— Start SOURCE EXCERPT —
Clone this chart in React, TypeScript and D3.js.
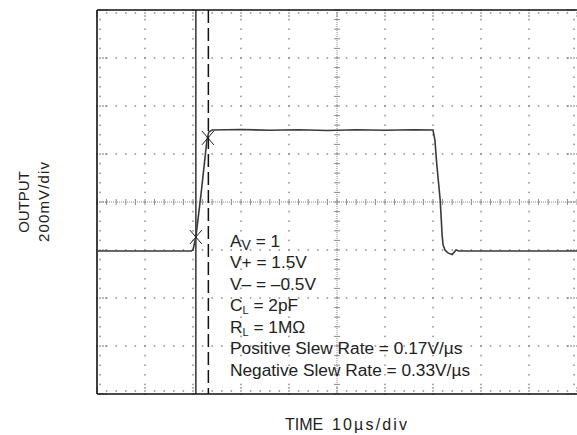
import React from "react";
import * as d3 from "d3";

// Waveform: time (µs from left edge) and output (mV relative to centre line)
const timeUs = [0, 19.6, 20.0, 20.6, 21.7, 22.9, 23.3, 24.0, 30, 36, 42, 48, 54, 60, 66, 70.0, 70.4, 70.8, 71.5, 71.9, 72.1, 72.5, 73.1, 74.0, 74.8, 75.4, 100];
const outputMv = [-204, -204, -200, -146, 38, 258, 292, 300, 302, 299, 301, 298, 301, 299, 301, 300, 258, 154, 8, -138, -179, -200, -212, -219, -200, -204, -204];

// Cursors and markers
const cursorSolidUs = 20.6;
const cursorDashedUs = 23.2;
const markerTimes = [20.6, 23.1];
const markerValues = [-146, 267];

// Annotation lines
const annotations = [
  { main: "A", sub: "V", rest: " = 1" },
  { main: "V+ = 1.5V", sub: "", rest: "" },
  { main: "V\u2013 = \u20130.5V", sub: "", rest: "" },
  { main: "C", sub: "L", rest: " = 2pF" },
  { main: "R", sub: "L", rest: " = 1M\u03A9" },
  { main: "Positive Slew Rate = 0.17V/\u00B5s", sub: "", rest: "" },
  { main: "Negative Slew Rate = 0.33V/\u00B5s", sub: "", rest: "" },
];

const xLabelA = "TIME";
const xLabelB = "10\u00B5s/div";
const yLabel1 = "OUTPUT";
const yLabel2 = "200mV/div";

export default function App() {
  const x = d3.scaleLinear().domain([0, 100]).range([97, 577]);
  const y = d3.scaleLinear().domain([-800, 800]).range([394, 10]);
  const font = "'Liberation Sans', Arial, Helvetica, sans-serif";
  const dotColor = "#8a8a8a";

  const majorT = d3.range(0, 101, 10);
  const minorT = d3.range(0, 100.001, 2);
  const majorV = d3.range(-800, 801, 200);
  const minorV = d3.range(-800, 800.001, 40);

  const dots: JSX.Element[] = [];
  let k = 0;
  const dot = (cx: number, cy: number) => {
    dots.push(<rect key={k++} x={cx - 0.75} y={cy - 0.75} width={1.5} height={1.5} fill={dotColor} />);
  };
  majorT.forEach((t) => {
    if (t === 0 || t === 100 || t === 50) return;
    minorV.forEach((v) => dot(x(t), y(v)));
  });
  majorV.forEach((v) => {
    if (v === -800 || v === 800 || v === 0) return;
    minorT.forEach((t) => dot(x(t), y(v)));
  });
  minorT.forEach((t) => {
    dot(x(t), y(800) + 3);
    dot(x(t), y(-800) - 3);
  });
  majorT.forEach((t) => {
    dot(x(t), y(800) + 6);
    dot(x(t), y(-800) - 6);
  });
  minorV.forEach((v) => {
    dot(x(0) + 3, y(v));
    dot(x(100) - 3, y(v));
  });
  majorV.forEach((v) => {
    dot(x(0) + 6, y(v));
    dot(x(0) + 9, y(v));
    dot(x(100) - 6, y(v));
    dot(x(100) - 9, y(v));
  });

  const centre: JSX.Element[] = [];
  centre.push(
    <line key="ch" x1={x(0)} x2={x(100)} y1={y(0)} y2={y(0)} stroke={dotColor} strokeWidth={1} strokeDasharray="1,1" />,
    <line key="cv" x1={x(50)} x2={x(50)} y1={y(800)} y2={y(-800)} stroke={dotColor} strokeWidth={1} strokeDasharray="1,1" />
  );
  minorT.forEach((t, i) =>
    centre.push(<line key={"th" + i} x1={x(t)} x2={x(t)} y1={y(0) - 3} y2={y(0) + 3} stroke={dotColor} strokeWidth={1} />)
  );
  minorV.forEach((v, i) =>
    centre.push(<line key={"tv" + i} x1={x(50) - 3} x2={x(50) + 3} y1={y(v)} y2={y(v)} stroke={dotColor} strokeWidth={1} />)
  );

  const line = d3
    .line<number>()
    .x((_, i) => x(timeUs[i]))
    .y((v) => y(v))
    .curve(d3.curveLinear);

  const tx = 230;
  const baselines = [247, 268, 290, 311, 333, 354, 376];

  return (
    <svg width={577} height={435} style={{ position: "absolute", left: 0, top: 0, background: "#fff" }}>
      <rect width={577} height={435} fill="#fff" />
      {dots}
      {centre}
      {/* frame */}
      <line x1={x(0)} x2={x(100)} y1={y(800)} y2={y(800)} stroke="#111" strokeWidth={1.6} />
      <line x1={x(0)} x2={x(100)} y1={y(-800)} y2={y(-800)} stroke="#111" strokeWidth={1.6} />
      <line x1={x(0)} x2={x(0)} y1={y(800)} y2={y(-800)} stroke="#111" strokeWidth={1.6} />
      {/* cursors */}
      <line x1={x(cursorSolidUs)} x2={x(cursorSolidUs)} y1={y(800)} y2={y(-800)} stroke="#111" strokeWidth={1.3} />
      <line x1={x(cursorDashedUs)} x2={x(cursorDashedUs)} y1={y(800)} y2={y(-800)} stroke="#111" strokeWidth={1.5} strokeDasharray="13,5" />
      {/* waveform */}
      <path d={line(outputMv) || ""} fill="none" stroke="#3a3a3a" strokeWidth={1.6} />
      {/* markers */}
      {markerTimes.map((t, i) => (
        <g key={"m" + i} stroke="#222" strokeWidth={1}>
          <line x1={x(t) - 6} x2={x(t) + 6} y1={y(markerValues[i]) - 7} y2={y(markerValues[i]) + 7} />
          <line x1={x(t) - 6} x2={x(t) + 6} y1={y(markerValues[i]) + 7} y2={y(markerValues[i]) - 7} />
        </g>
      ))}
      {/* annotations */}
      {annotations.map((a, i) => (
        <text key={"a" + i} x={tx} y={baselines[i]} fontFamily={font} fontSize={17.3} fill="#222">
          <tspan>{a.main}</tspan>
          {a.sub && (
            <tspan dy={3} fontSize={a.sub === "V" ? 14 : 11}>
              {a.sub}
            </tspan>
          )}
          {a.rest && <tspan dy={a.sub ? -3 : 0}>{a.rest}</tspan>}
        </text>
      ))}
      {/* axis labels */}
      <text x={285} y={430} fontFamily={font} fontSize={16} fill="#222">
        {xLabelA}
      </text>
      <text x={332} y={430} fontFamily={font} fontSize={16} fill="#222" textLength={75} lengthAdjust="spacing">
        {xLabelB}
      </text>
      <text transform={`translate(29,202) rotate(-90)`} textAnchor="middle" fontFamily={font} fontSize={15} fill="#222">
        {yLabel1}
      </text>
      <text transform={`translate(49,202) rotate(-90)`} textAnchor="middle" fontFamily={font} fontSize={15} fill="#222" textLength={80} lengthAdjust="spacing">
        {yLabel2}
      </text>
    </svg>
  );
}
— End SOURCE EXCERPT —
EXERCISE PROMPT ▸ Up to and including the line with "import * as", copy the data above from its first line. Skip pictures.

RESULT OF THIS TASK ▸
Clone this chart in React, TypeScript and D3.js.
import React from "react";
import * as d3 from "d3";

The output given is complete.